Чтобы читатель еще больше запутался, на следующем развороте представлены два автопортрета Барента, и по крайней мере один из них (мужчина в безобразном парике, демонстративно курящий глиняную трубку, сидя за миниатюрным, словно игрушечным, мольбертом) написан настолько плохо, что его мог исполнить любой ремесленник тех лет. Уверена, что в детстве я никогда не задерживала на них взгляд, да и едва ли они меня заинтересовали бы. Мне причиняла боль сама мысль, что Баренту отведено столько же страниц, что и его старшему брату Карелу. Барент прожил относительно долгую и счастливую жизнь, женился, завел несколько детей и написал столько сносных работ, что мог заломить любую цену, за какой бы заказ ни взялся. Некоторые из его картин по-прежнему находятся там же, где было предназначено, например в нидерландских реформатских церквях. Несмотря на огромную разницу в способностях, двух братьев до сих пор путают между собой, и я неизменно возмущаюсь этим.

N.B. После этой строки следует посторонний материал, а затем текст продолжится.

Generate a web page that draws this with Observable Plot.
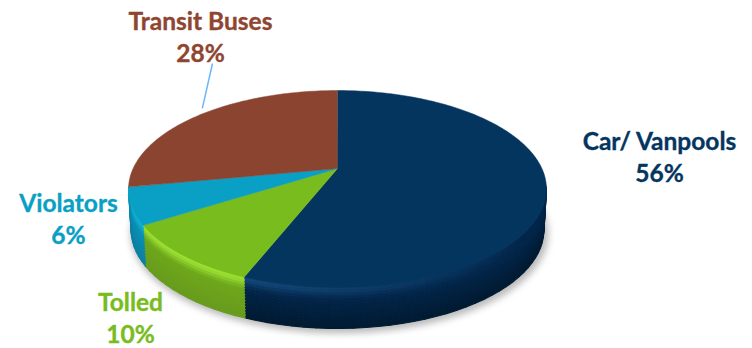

Когда смотрите на автопортрет, иногда возникает ощущение, что человек с картины узнает нас. Художники, пристально смотря на них самих, обращают также пытливый взор и на вас, и какими бы разными ни были их лица, это ничем не отличается от того, как мы разглядываем себя в зеркале. Я остро это почувствовала, когда внезапно увидела на уроке автопортрет Фабрициуса на фоне оштукатуренной стены. Я училась в средней школе, и наш учитель рисования (несравненно более выдающийся, чем предыдущая учительница), выходец с Шетландских островов[29], потушив свет в классе, устроил для нас целое слайд-шоу. В луче прожектора виднелись мельчайшие пылинки. Учитель начал с Джотто[30] и его фресок в капелле Скровеньи, что в Падуе, и мы постепенно приближались к XX веку, как наш путь вдруг преградил целый архипелаг автопортретов. На экране, в натуральную величину, появился великолепный автопортрет Фабрициуса с теми самыми черными глазами и завораживающей стеной.